And Yet, Here You Stand

A little over a week ago, Jack Reese, an Ogden, Utah high school student committed suicide. He was gay and a victim of homophobic harassment. But if you read about him, he was just a regular teenager – he liked to draw, was interested in Japan, had a boyfriend, and liked to play XBox. Because his sexuality was different from others’, did that justify harassment, assault, or battery that was so pervasive that it drove him to hurt himself? 

In a great editorial, the Salt Lake City Tribune wrote that people’s attitudes about LGBT youth need to change for this harassment – and its sometimes tragic results – to stop. But that’s not all – 

They learn from legislators who refuse to extend civil rights to gays and lesbians that “those people” are not as valuable as straight people.

The country is beginning to come to terms with the notion that homosexual Americans are still Americans, regardless of their sexual identity. Their rights aren’t diminished or ended based on whom they love. It doesn’t matter, frankly, whether you know that homosexuality is hard-wired in the brain, or you still think it’s a “choice” – no one should be discriminated against or harassed to the point of suicide. 

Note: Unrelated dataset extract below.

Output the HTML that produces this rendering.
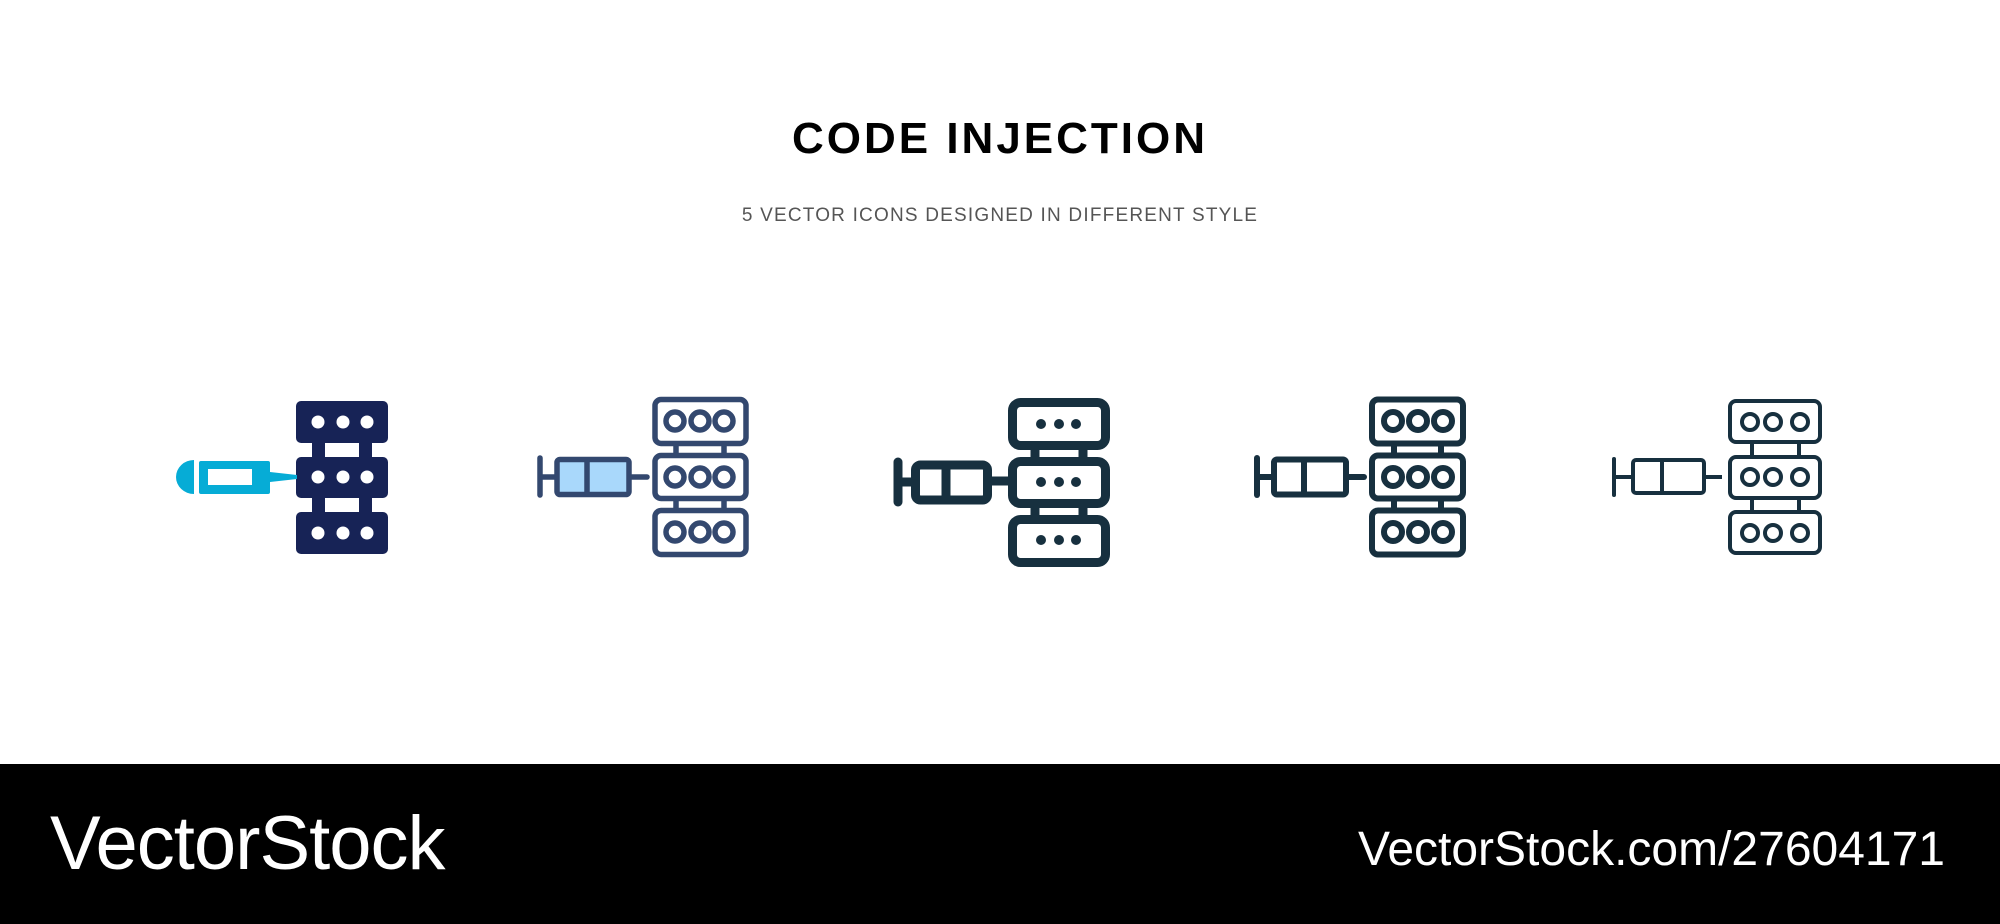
<!DOCTYPE html>
<html><head><meta charset="utf-8"><style>
html,body{margin:0;padding:0;background:#fff;}
body{width:2000px;height:924px;position:relative;overflow:hidden;font-family:"Liberation Sans",sans-serif;}
.t{position:absolute;left:0;width:2000px;text-align:center;}
#title{top:114px;font-size:44px;font-weight:bold;letter-spacing:3px;color:#000;}
#sub{top:205px;font-size:19px;letter-spacing:1.2px;color:#555;}
#foot{position:absolute;left:0;top:764px;width:2000px;height:160px;background:#000;}
#l{position:absolute;left:50px;top:36px;font-size:76px;color:#fff;letter-spacing:-1px;}
#r{position:absolute;right:55px;top:58px;font-size:48px;color:#fff;}
svg{position:absolute;left:0;top:0;}
</style></head><body>
<div class="t" id="title">CODE INJECTION</div>
<div class="t" id="sub">5 VECTOR ICONS DESIGNED IN DIFFERENT STYLE</div>
<svg width="2000" height="764" viewBox="0 0 2000 764">
<!-- icon1 -->
<g fill="#172356">
<rect x="312" y="440" width="13" height="20"/><rect x="359" y="440" width="13" height="20"/>
<rect x="312" y="495" width="13" height="20"/><rect x="359" y="495" width="13" height="20"/>
<rect x="296" y="401" width="92" height="42" rx="5"/>
<rect x="296" y="457" width="92" height="41" rx="5"/>
<rect x="296" y="512" width="92" height="42" rx="5"/>
</g>
<g fill="#fff">
<circle cx="318" cy="422" r="6.5"/><circle cx="343" cy="422" r="6.5"/><circle cx="367" cy="422" r="6.5"/>
<circle cx="318" cy="477" r="6.5"/><circle cx="343" cy="477" r="6.5"/><circle cx="367" cy="477" r="6.5"/>
<circle cx="318" cy="533" r="6.5"/><circle cx="343" cy="533" r="6.5"/><circle cx="367" cy="533" r="6.5"/>
</g>
<g fill="#06acd6">
<path d="M194 460 L194 494 A18 17 0 0 1 194 460 Z"/>
<rect x="199" y="461" width="71" height="33" rx="2"/>
<polygon points="270,472 297,475 297,479 270,482"/>
</g>
<rect x="208" y="469" width="44" height="16" fill="#fff"/>
<!-- icon2 -->
<g stroke="#33486f" stroke-width="5.5" fill="none">
<line x1="676" y1="446" x2="676" y2="453"/><line x1="724" y1="446" x2="724" y2="453"/>
<line x1="676" y1="501" x2="676" y2="508"/><line x1="724" y1="501" x2="724" y2="508"/>
<rect x="655" y="399.5" width="91" height="44" rx="6"/>
<rect x="655" y="455.5" width="91" height="43" rx="6"/>
<rect x="655" y="510.5" width="91" height="44" rx="6"/>
<circle cx="675" cy="421" r="9"/><circle cx="700" cy="421" r="9"/><circle cx="724" cy="421" r="9"/>
<circle cx="675" cy="477" r="9"/><circle cx="700" cy="477" r="9"/><circle cx="724" cy="477" r="9"/>
<circle cx="675" cy="532" r="9"/><circle cx="700" cy="532" r="9"/><circle cx="724" cy="532" r="9"/>
<line x1="540" y1="458" x2="540" y2="495" stroke-linecap="round"/>
<line x1="540" y1="477" x2="556" y2="477"/>
<rect x="557" y="459.5" width="72" height="35" rx="3" fill="#a9d8fb"/>
<line x1="587" y1="460" x2="587" y2="494"/>
<line x1="632" y1="477" x2="647" y2="477" stroke-linecap="round"/>
</g>
<!-- icon3 -->
<g stroke="#17303f" stroke-width="9" fill="none">
<line x1="1035" y1="450" x2="1035" y2="457"/><line x1="1083" y1="450" x2="1083" y2="457"/>
<line x1="1035" y1="508" x2="1035" y2="515"/><line x1="1083" y1="508" x2="1083" y2="515"/>
<rect x="1012.5" y="402.5" width="93" height="43" rx="8"/>
<rect x="1012.5" y="461.5" width="93" height="42" rx="8"/>
<rect x="1012.5" y="519.5" width="93" height="43" rx="8"/>
<line x1="898" y1="462" x2="898" y2="502" stroke-linecap="round"/>
<line x1="898" y1="482" x2="912" y2="482"/>
<rect x="915.5" y="465" width="72" height="35" rx="5"/>
<line x1="946" y1="465" x2="946" y2="500"/>
<line x1="988" y1="481" x2="1010" y2="481"/>
</g>
<g fill="#17303f">
<ellipse cx="1041" cy="424" rx="5" ry="5"/><ellipse cx="1059" cy="424" rx="5" ry="5"/><ellipse cx="1076" cy="424" rx="5" ry="5"/>
<ellipse cx="1041" cy="482" rx="5" ry="5"/><ellipse cx="1059" cy="482" rx="5" ry="5"/><ellipse cx="1076" cy="482" rx="5" ry="5"/>
<ellipse cx="1041" cy="540" rx="5" ry="5"/><ellipse cx="1059" cy="540" rx="5" ry="5"/><ellipse cx="1076" cy="540" rx="5" ry="5"/>
</g>
<!-- icon4 -->
<g stroke="#17303f" stroke-width="6" fill="none">
<line x1="1394" y1="446" x2="1394" y2="453"/><line x1="1441" y1="446" x2="1441" y2="453"/>
<line x1="1394" y1="501" x2="1394" y2="508"/><line x1="1441" y1="501" x2="1441" y2="508"/>
<rect x="1372" y="399.5" width="91" height="44" rx="6"/>
<rect x="1372" y="455.5" width="91" height="43" rx="6"/>
<rect x="1372" y="510.5" width="91" height="44" rx="6"/>
<circle cx="1393" cy="421" r="9"/><circle cx="1418" cy="421" r="9"/><circle cx="1443" cy="421" r="9"/>
<circle cx="1393" cy="477" r="9"/><circle cx="1418" cy="477" r="9"/><circle cx="1443" cy="477" r="9"/>
<circle cx="1393" cy="532" r="9"/><circle cx="1418" cy="532" r="9"/><circle cx="1443" cy="532" r="9"/>
<line x1="1257" y1="458" x2="1257" y2="495" stroke-linecap="round"/>
<line x1="1257" y1="477" x2="1272" y2="477"/>
<rect x="1274" y="459.5" width="72" height="35" rx="3"/>
<line x1="1304" y1="460" x2="1304" y2="494"/>
<line x1="1349" y1="477" x2="1364" y2="477" stroke-linecap="round"/>
</g>
<!-- icon5 -->
<g stroke="#17303f" stroke-width="4" fill="none">
<line x1="1752" y1="443" x2="1752" y2="455"/><line x1="1799" y1="443" x2="1799" y2="455"/>
<line x1="1752" y1="499" x2="1752" y2="510"/><line x1="1799" y1="499" x2="1799" y2="510"/>
<rect x="1730" y="401" width="90" height="41" rx="6"/>
<rect x="1730" y="457" width="90" height="41" rx="6"/>
<rect x="1730" y="512" width="90" height="41" rx="6"/>
<circle cx="1750" cy="422" r="8"/><circle cx="1773" cy="422" r="8"/><circle cx="1800" cy="422" r="8"/>
<circle cx="1750" cy="477" r="8"/><circle cx="1773" cy="477" r="8"/><circle cx="1800" cy="477" r="8"/>
<circle cx="1750" cy="533" r="8"/><circle cx="1773" cy="533" r="8"/><circle cx="1800" cy="533" r="8"/>
<line x1="1614" y1="459" x2="1614" y2="495" stroke-linecap="round"/>
<line x1="1614" y1="477" x2="1633" y2="477"/>
<rect x="1633" y="460" width="71" height="33" rx="3"/>
<line x1="1662" y1="460" x2="1662" y2="493"/>
<line x1="1704" y1="477" x2="1722" y2="477"/>
</g>
</svg>
<div id="foot"><div id="l">VectorStock</div><div id="r">VectorStock.com/27604171</div></div>
</body></html>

The Tribune’s editorial cartoonist, Pat Bagley, created this, which perfectly encapsulates the way humanity typically demonizes things that are “different” before acceptance sets in.  Sometimes, it’s a change that takes millenia. Homophobia is among the last forms of hate and discrimination that is acceptable to large swaths of the American population.  It’s changing, but not quickly enough.